Thuner Missivenbestand, Chirograph
Im historischen Burgerarchiv der Stadt Thun befinden sich acht Bände mit rund 2500 kurzen Schreiben aus dem Zeitraum 1380-1500. Sie enthalten hauptsächlich Anweisungen des Berner Rats an dessen lokalen Landvogt in Thun. Dabei vermitteln diese so genannten Missiven einen einzigartigen Einblick in das kleinstädtische Beziehungshandeln zwischen Bauern und Handwerkern, zwischen Handelspartnern sowie in Haushalt und Familie. Zugleich wird hier aber auch die lokale Ebene der Herrschaftsverwaltung fassbar, über die noch wenig bekannt ist.
Beim vorliegenden Beispiel handelt es sich um ein sogenanntes Chirograph. Diese besondere Art von Vertragsurkunde wurde in erster Linie nicht durch Zeugen beglaubigt, wie bei einer typischen Urkunde, sondern durch deren Zweiteilung und Aushändigung an beide Vertragspartner.

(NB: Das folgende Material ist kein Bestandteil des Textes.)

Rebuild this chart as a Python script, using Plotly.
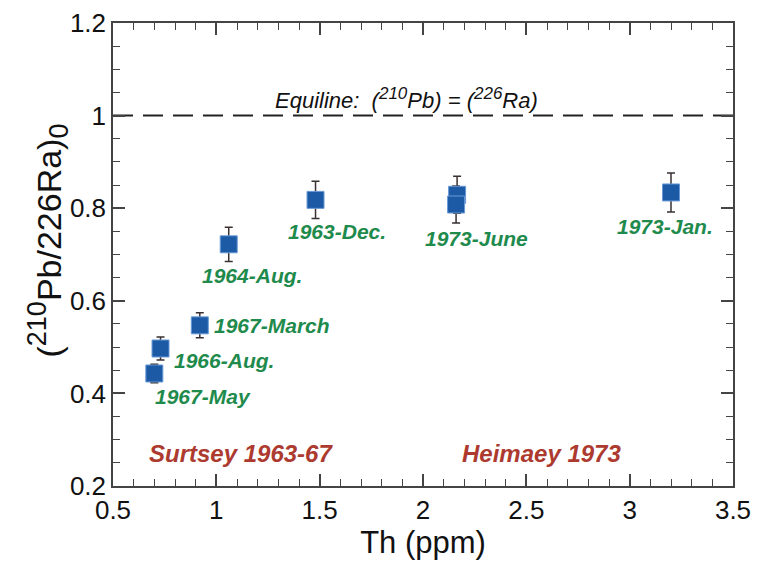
import plotly.graph_objects as go

# Data
labels = ["1967-May", "1966-Aug.", "1967-March", "1964-Aug.", "1963-Dec.", "1973-June", "1973-June", "1973-Jan."]
th_ppm = [0.70, 0.73, 0.92, 1.06, 1.48, 2.165, 2.16, 3.20]
ratio = [0.443, 0.497, 0.547, 0.722, 0.818, 0.829, 0.808, 0.834]
ratio_err = [0.020, 0.025, 0.027, 0.037, 0.040, 0.040, 0.040, 0.042]

label_x = [0.935, 1.037, 1.269, 1.172, 1.584, 2.261, 3.17]
label_y = [0.393, 0.472, 0.547, 0.654, 0.750, 0.735, 0.761]
label_text = ["1967-May", "1966-Aug.", "1967-March", "1964-Aug.", "1963-Dec.", "1973-June", "1973-Jan."]

group_text = ["Surtsey 1963-67", "Heimaey 1973"]
group_x = [1.119, 2.575]
group_y = [0.271, 0.271]

equiline_value = 1.0

FONT = "Liberation Sans, Arial, sans-serif"
GREEN = "#1e8a4c"
RED = "#ad3a2f"

fig = go.Figure()

fig.add_trace(go.Scatter(
    x=th_ppm, y=ratio, mode="markers",
    marker=dict(symbol="square", size=17, color="#1c5aa6",
                line=dict(color="#6a9ad6", width=1)),
    error_y=dict(type="data", array=ratio_err, visible=True,
                 color="#3a3030", thickness=1.5, width=4),
    showlegend=False,
))

fig.add_shape(type="line", xref="paper", yref="y", x0=0, x1=1,
              y0=equiline_value, y1=equiline_value,
              line=dict(color="#222", width=2, dash="20px,10px"), layer="below")

for t, x, y in zip(label_text, label_x, label_y):
    fig.add_annotation(x=x, y=y, xref="x", yref="y", text=f"<b><i>{t}</i></b>",
                       showarrow=False, font=dict(family=FONT, size=21, color=GREEN))

for t, x, y in zip(group_text, group_x, group_y):
    fig.add_annotation(x=x, y=y, xref="x", yref="y", text=f"<b><i>{t}</i></b>",
                       showarrow=False, font=dict(family=FONT, size=24, color=RED))

fig.add_annotation(x=1.922, y=1.037, xref="x", yref="y",
                   text="<i>Equiline:  (<sup><span style='font-size:17px'>210</span></sup>Pb) = "
                        "(<sup><span style='font-size:17px'>226</span></sup>Ra)</i>",
                   showarrow=False, font=dict(family=FONT, size=22, color="#111"))

# Y axis title (as a rotated annotation so that it can sit where the reference has it)
fig.add_annotation(
    x=-0.105, y=0.53, xref="paper", yref="paper", textangle=-90,
    xanchor="center", yanchor="middle",
    text="(<sup><span style='font-size:27px'>210</span></sup>"
         "Pb/226Ra)<sub><span style='font-size:27px'>0</span></sub>",
    showarrow=False, font=dict(family=FONT, size=34, color="#111"),
)

axis_common = dict(
    showline=True, linecolor="#444", linewidth=1.5, mirror="ticks",
    ticks="inside", ticklen=12, tickwidth=1.5, tickcolor="#444",
    showgrid=False, zeroline=False, ticklabeloverflow="allow",
    tickfont=dict(family=FONT, size=26, color="#111"),
)

fig.update_xaxes(
    range=[0.5, 3.5], dtick=0.5, tick0=0.5,
    minor=dict(dtick=0.1, ticks="inside", ticklen=7, tickwidth=1.2, tickcolor="#444"),
    title=dict(text="Th (ppm)", font=dict(family=FONT, size=31, color="#111"), standoff=0),
    **axis_common,
)
fig.update_yaxes(
    range=[0.2, 1.2], dtick=0.2, tick0=0.2,
    minor=dict(dtick=0.05, ticks="inside", ticklen=7, tickwidth=1.2, tickcolor="#444"),
    **axis_common,
)

fig.update_layout(
    width=754, height=557,
    margin=dict(l=105, r=29, t=15, b=79, autoexpand=False),
    plot_bgcolor="white", paper_bgcolor="white",
)

fig.write_html("out.html")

Der obere Rand des Dokuments weist dabei eine Zähnung auf, welche den Trennungsschnitt der Doppelurkunde veranschaulicht. Der Schnitt führt exakt durch die Namen der beiden Kontrahenten, so dass für die Beweisführung die beiden Hälften zusammen geführt und auf deren Passgenauigkeit geprüft werden konnten.